Recorded information →
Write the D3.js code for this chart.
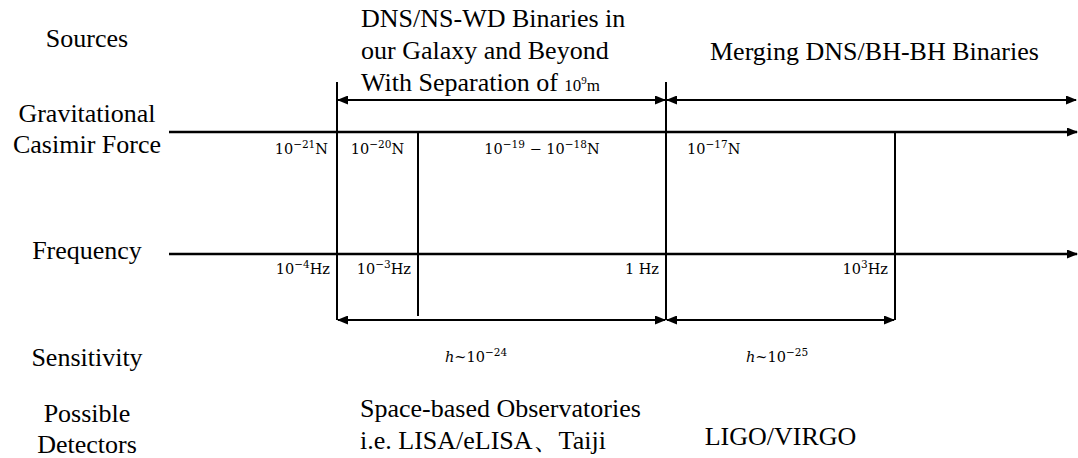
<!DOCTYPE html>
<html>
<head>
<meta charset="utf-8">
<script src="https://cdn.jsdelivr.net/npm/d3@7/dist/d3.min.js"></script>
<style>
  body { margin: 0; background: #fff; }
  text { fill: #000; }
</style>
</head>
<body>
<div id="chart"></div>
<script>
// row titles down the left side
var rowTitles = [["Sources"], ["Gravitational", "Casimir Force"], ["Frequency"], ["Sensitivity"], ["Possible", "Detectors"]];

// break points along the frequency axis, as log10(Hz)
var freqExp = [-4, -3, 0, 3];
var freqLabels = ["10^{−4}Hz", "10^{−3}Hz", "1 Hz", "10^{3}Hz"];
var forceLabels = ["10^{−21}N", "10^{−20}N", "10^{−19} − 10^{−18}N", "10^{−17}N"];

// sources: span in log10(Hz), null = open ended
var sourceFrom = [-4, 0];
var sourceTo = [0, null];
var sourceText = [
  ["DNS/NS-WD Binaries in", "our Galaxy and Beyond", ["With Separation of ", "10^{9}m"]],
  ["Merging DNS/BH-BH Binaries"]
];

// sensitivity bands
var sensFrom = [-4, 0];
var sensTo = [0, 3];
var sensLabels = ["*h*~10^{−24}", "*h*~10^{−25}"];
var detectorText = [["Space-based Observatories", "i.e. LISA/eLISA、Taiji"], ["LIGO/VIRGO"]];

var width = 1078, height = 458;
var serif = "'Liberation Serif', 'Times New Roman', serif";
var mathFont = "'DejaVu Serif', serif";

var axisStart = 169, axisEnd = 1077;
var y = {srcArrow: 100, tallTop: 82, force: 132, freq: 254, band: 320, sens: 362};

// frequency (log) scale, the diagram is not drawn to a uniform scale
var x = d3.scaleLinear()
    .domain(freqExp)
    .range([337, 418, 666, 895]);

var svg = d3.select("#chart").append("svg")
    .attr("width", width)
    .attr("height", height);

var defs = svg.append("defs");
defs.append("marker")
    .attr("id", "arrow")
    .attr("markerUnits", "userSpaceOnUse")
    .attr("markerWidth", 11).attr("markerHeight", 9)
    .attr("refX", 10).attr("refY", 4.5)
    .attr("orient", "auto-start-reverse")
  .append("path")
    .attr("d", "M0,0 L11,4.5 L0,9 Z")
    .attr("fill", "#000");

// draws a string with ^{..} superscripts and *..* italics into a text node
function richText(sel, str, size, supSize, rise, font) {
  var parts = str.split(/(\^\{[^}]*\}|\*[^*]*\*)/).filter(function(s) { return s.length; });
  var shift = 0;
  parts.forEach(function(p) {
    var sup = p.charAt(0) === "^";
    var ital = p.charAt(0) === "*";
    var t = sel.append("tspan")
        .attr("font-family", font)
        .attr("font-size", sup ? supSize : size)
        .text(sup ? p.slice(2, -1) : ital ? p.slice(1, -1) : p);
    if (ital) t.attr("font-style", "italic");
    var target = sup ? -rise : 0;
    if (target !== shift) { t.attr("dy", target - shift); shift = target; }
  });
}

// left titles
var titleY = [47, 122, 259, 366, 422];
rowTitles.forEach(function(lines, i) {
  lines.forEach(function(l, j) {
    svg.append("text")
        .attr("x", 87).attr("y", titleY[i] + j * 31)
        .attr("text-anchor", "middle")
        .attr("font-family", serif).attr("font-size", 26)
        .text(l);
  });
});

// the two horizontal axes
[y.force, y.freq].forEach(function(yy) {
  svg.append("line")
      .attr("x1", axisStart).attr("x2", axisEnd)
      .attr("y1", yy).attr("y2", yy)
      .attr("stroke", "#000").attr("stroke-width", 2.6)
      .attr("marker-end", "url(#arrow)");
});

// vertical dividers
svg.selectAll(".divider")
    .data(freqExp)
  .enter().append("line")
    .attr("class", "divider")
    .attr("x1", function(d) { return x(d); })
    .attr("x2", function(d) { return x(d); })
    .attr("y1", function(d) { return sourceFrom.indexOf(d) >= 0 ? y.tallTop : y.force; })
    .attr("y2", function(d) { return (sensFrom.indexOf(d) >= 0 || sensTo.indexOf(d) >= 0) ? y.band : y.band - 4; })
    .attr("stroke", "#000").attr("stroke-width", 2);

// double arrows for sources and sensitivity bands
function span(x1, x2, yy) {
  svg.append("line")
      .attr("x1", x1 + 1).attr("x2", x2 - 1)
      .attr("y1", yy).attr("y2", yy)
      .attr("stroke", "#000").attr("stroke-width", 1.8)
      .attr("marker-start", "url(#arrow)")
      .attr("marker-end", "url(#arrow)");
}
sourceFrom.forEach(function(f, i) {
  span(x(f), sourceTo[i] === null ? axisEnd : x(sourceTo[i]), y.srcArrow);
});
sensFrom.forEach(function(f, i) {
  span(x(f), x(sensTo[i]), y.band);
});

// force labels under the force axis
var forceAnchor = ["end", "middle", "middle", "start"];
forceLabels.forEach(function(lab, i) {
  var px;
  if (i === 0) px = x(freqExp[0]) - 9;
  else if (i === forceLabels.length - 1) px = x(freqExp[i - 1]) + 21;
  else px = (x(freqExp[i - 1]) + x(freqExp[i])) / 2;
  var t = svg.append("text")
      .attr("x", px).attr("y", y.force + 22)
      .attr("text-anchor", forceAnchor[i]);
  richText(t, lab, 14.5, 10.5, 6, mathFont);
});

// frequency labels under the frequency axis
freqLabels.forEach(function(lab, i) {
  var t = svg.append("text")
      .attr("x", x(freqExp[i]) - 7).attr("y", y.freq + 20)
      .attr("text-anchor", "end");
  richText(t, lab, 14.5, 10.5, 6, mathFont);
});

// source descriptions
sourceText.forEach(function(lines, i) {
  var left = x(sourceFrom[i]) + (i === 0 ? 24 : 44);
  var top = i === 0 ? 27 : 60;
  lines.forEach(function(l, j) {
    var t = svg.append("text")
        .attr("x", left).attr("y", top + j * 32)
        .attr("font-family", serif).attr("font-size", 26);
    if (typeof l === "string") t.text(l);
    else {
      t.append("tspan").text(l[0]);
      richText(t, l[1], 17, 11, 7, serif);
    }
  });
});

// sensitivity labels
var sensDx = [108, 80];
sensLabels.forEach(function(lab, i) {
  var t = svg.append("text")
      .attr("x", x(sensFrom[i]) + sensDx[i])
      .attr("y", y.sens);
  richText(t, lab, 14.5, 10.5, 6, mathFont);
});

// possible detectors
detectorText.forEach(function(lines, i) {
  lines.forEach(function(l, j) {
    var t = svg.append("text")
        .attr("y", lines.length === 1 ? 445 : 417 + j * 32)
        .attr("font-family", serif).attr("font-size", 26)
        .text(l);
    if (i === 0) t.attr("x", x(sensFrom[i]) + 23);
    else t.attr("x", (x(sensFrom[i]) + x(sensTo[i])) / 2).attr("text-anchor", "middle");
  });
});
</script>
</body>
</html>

Exercise requirements → Repeat the lines above exactly, and keep every picture out.

Result →
Write the D3.js code for this chart.
<!DOCTYPE html>
<html>
<head>
<meta charset="utf-8">
<script src="https://cdn.jsdelivr.net/npm/d3@7/dist/d3.min.js"></script>
<style>
  body { margin: 0; background: #fff; }
  text { fill: #000; }
</style>
</head>
<body>
<div id="chart"></div>
<script>
// row titles down the left side
var rowTitles = [["Sources"], ["Gravitational", "Casimir Force"], ["Frequency"], ["Sensitivity"], ["Possible", "Detectors"]];

// break points along the frequency axis, as log10(Hz)
var freqExp = [-4, -3, 0, 3];
var freqLabels = ["10^{−4}Hz", "10^{−3}Hz", "1 Hz", "10^{3}Hz"];
var forceLabels = ["10^{−21}N", "10^{−20}N", "10^{−19} − 10^{−18}N", "10^{−17}N"];

// sources: span in log10(Hz), null = open ended
var sourceFrom = [-4, 0];
var sourceTo = [0, null];
var sourceText = [
  ["DNS/NS-WD Binaries in", "our Galaxy and Beyond", ["With Separation of ", "10^{9}m"]],
  ["Merging DNS/BH-BH Binaries"]
];

// sensitivity bands
var sensFrom = [-4, 0];
var sensTo = [0, 3];
var sensLabels = ["*h*~10^{−24}", "*h*~10^{−25}"];
var detectorText = [["Space-based Observatories", "i.e. LISA/eLISA、Taiji"], ["LIGO/VIRGO"]];

var width = 1078, height = 458;
var serif = "'Liberation Serif', 'Times New Roman', serif";
var mathFont = "'DejaVu Serif', serif";

var axisStart = 169, axisEnd = 1077;
var y = {srcArrow: 100, tallTop: 82, force: 132, freq: 254, band: 320, sens: 362};

// frequency (log) scale, the diagram is not drawn to a uniform scale
var x = d3.scaleLinear()
    .domain(freqExp)
    .range([337, 418, 666, 895]);

var svg = d3.select("#chart").append("svg")
    .attr("width", width)
    .attr("height", height);

var defs = svg.append("defs");
defs.append("marker")
    .attr("id", "arrow")
    .attr("markerUnits", "userSpaceOnUse")
    .attr("markerWidth", 11).attr("markerHeight", 9)
    .attr("refX", 10).attr("refY", 4.5)
    .attr("orient", "auto-start-reverse")
  .append("path")
    .attr("d", "M0,0 L11,4.5 L0,9 Z")
    .attr("fill", "#000");

// draws a string with ^{..} superscripts and *..* italics into a text node
function richText(sel, str, size, supSize, rise, font) {
  var parts = str.split(/(\^\{[^}]*\}|\*[^*]*\*)/).filter(function(s) { return s.length; });
  var shift = 0;
  parts.forEach(function(p) {
    var sup = p.charAt(0) === "^";
    var ital = p.charAt(0) === "*";
    var t = sel.append("tspan")
        .attr("font-family", font)
        .attr("font-size", sup ? supSize : size)
        .text(sup ? p.slice(2, -1) : ital ? p.slice(1, -1) : p);
    if (ital) t.attr("font-style", "italic");
    var target = sup ? -rise : 0;
    if (target !== shift) { t.attr("dy", target - shift); shift = target; }
  });
}

// left titles
var titleY = [47, 122, 259, 366, 422];
rowTitles.forEach(function(lines, i) {
  lines.forEach(function(l, j) {
    svg.append("text")
        .attr("x", 87).attr("y", titleY[i] + j * 31)
        .attr("text-anchor", "middle")
        .attr("font-family", serif).attr("font-size", 26)
        .text(l);
  });
});

// the two horizontal axes
[y.force, y.freq].forEach(function(yy) {
  svg.append("line")
      .attr("x1", axisStart).attr("x2", axisEnd)
      .attr("y1", yy).attr("y2", yy)
      .attr("stroke", "#000").attr("stroke-width", 2.6)
      .attr("marker-end", "url(#arrow)");
});

// vertical dividers
svg.selectAll(".divider")
    .data(freqExp)
  .enter().append("line")
    .attr("class", "divider")
    .attr("x1", function(d) { return x(d); })
    .attr("x2", function(d) { return x(d); })
    .attr("y1", function(d) { return sourceFrom.indexOf(d) >= 0 ? y.tallTop : y.force; })
    .attr("y2", function(d) { return (sensFrom.indexOf(d) >= 0 || sensTo.indexOf(d) >= 0) ? y.band : y.band - 4; })
    .attr("stroke", "#000").attr("stroke-width", 2);

// double arrows for sources and sensitivity bands
function span(x1, x2, yy) {
  svg.append("line")
      .attr("x1", x1 + 1).attr("x2", x2 - 1)
      .attr("y1", yy).attr("y2", yy)
      .attr("stroke", "#000").attr("stroke-width", 1.8)
      .attr("marker-start", "url(#arrow)")
      .attr("marker-end", "url(#arrow)");
}
sourceFrom.forEach(function(f, i) {
  span(x(f), sourceTo[i] === null ? axisEnd : x(sourceTo[i]), y.srcArrow);
});
sensFrom.forEach(function(f, i) {
  span(x(f), x(sensTo[i]), y.band);
});

// force labels under the force axis
var forceAnchor = ["end", "middle", "middle", "start"];
forceLabels.forEach(function(lab, i) {
  var px;
  if (i === 0) px = x(freqExp[0]) - 9;
  else if (i === forceLabels.length - 1) px = x(freqExp[i - 1]) + 21;
  else px = (x(freqExp[i - 1]) + x(freqExp[i])) / 2;
  var t = svg.append("text")
      .attr("x", px).attr("y", y.force + 22)
      .attr("text-anchor", forceAnchor[i]);
  richText(t, lab, 14.5, 10.5, 6, mathFont);
});

// frequency labels under the frequency axis
freqLabels.forEach(function(lab, i) {
  var t = svg.append("text")
      .attr("x", x(freqExp[i]) - 7).attr("y", y.freq + 20)
      .attr("text-anchor", "end");
  richText(t, lab, 14.5, 10.5, 6, mathFont);
});

// source descriptions
sourceText.forEach(function(lines, i) {
  var left = x(sourceFrom[i]) + (i === 0 ? 24 : 44);
  var top = i === 0 ? 27 : 60;
  lines.forEach(function(l, j) {
    var t = svg.append("text")
        .attr("x", left).attr("y", top + j * 32)
        .attr("font-family", serif).attr("font-size", 26);
    if (typeof l === "string") t.text(l);
    else {
      t.append("tspan").text(l[0]);
      richText(t, l[1], 17, 11, 7, serif);
    }
  });
});

// sensitivity labels
var sensDx = [108, 80];
sensLabels.forEach(function(lab, i) {
  var t = svg.append("text")
      .attr("x", x(sensFrom[i]) + sensDx[i])
      .attr("y", y.sens);
  richText(t, lab, 14.5, 10.5, 6, mathFont);
});

// possible detectors
detectorText.forEach(function(lines, i) {
  lines.forEach(function(l, j) {
    var t = svg.append("text")
        .attr("y", lines.length === 1 ? 445 : 417 + j * 32)
        .attr("font-family", serif).attr("font-size", 26)
        .text(l);
    if (i === 0) t.attr("x", x(sensFrom[i]) + 23);
    else t.attr("x", (x(sensFrom[i]) + x(sensTo[i])) / 2).attr("text-anchor", "middle");
  });
});
</script>
</body>
</html>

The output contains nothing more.